So instead of reading forty more pages for Cognitive Psychology, I'm blogging! That's why I'm so behind with all of my readings LOL. But whatever, I know I'll finish them eventually. Anyways, today was a good day. I went to the library in the morning and I took the bus with my momma. I went to the library near her workplace so we could eat lunch together, which is always fun! So I was there by 8:30 carrying a heavy backpack and another bag full of hardbound books LOL crazy I'm not! I did most of what I planned for today and it's always nice when you're in a nice environment and people are just there around you doing the same thing. I always like it. It motivates me! :)

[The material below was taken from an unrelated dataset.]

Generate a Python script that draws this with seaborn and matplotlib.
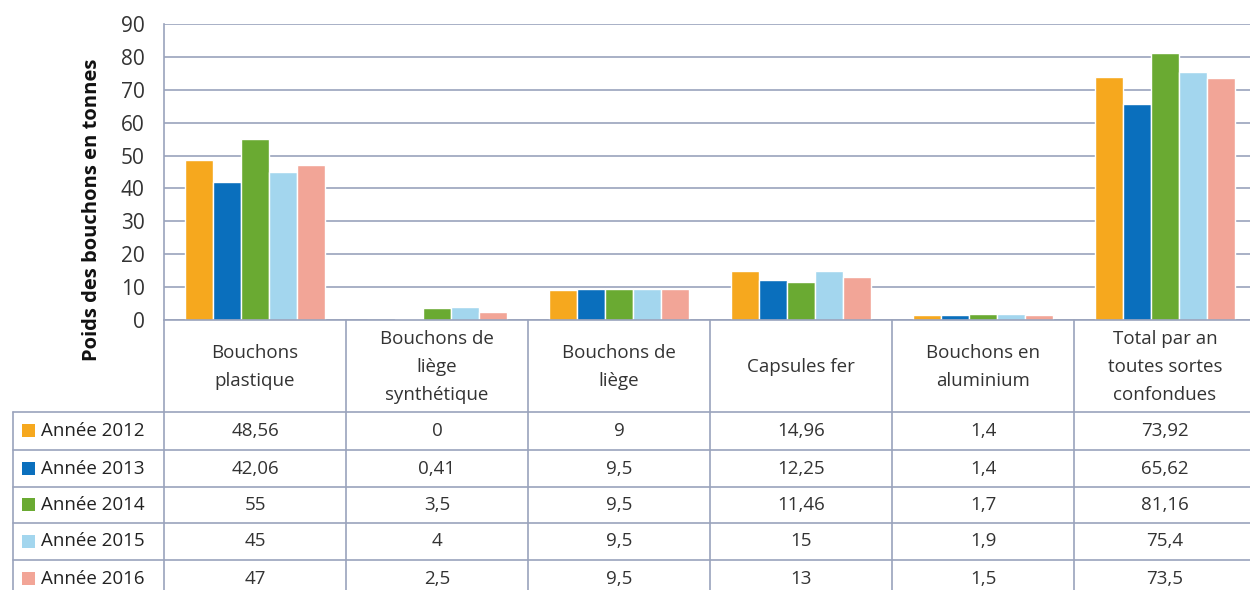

So around 4:30 my mom and I left, went to pick up some groceries and finally went home. My mom and I never stop talking and laughing at the silliest things when we're together. No wonder she looks young for her age; she's so carefree and just full of life. When we got home, we cooked and chatted again and again and again for hours! We reallyy don't waste any second when we're both free and there are no people around the house to pull one of us away to do something.
After hours of chatting, I finally went upstairs to do some homework and she knocked after like five minutes. She told me that she's always happy to be with me, that I'm her best friend.
...
I was so speechless. I couldn't even process how sweet that was. I've never heard anyone so sincere in my life than my parents, honestly. I think I take back the words and thoughts that I had when I just wanted to be live in residence. I really don't wanna be away. Actually, my mom's officemate led me to this change of heart. She told me her lifestory. She was away from home by eighteen years old. She tried hard to make ends meet everyday. She worried for her rent, food, transpo etc. She worried about all of these things when she could've stayed home with her parents. Now that she's fifty-nine years old, she's still doing the same thing; thats forty-one years of doing the laundry, dishes and managing her expenses.
So she asked me, why are you rushing into all this? All my life, I'll be doing these things that people stress about. Why, when I have a mom that always welcomes my problems, my stresses and my silliness. Why, when I have my dad hug me and offer me the most motivating and calming advices when I'm so down with school or work. Why trade all of these blessings for just one problem: my travel time to school.
When I think about it, two hours and a half won't be bad if I snooze or listen to my lecture recordings while I'm on my way home. I just realized that, just like any other teen, I can be very impulsive and narrow-minded. Of course, my mom won't let me go because she will miss her baby.
Pardon me, I'm so emotional. I'm just so happy!! I'm so lucky to have a wonderful family who'll love me through the thick and thin. That's why I don't have much close friends, everything I need, from comfort to laughter to drama, I have them just being with my family!